Though he played primarily outside in college, McKenzie was set to transition to the inside in New England where he was expected to battle for early reps. The injury leaves the Patriots thin at inside linebacker where second-year rising star Jerod Mayo will start, likely alongside veteran Tedy Bruschi. Returning second-year former rookie free agent Gary Guyton is the only backup with any game experience on the roster at this point.
--New England added five rookie free agents leading up to its rookie minicamp April 30 including Virginia LB Antonio Appleby, Michigan State QB Brian Hoyer, Arkansas DB Jamar Love and Kentucky DB Marcus McClinton. The final guy is listed as an offensive lineman, but Kent State's Jermail Porter is actually a heavyweight All-American wrestler who's never played football and is looking to make the Stephen Neal-like jump from the mat to NFL success.

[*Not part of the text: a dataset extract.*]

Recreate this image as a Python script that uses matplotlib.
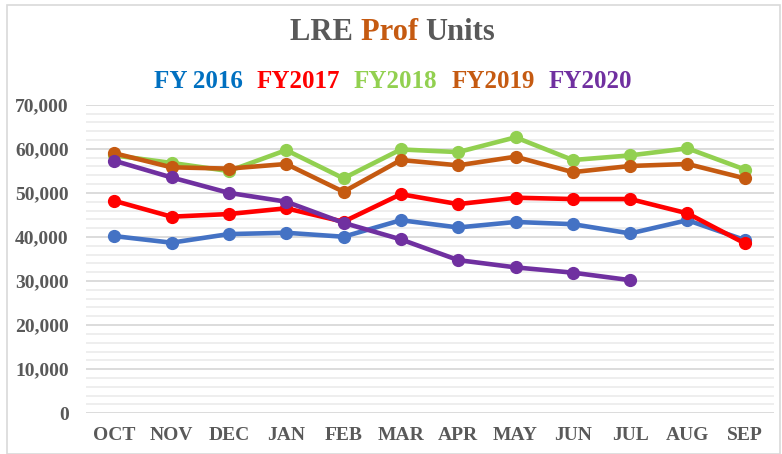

--S Brandon McGowan signed with the Patriots May 5. The four-year veteran has played in 25 games with 13 starts in his career, all in Chicago. The 5-11, 207-pounder was undrafted out of Maine. He has 115 career tackles, two interceptions, a forced fumble and a fumble recovery on his resume, although he missed all but two games a year ago on injured reserve with an ankle injury.
They Said It:
"That would be a motivational speech like one we haven't heard." -- Coach Bill Belichick referencing the Dalai Lama delivering two speeches at Gillette Stadium while New England was holding its rookie minicamp May 2.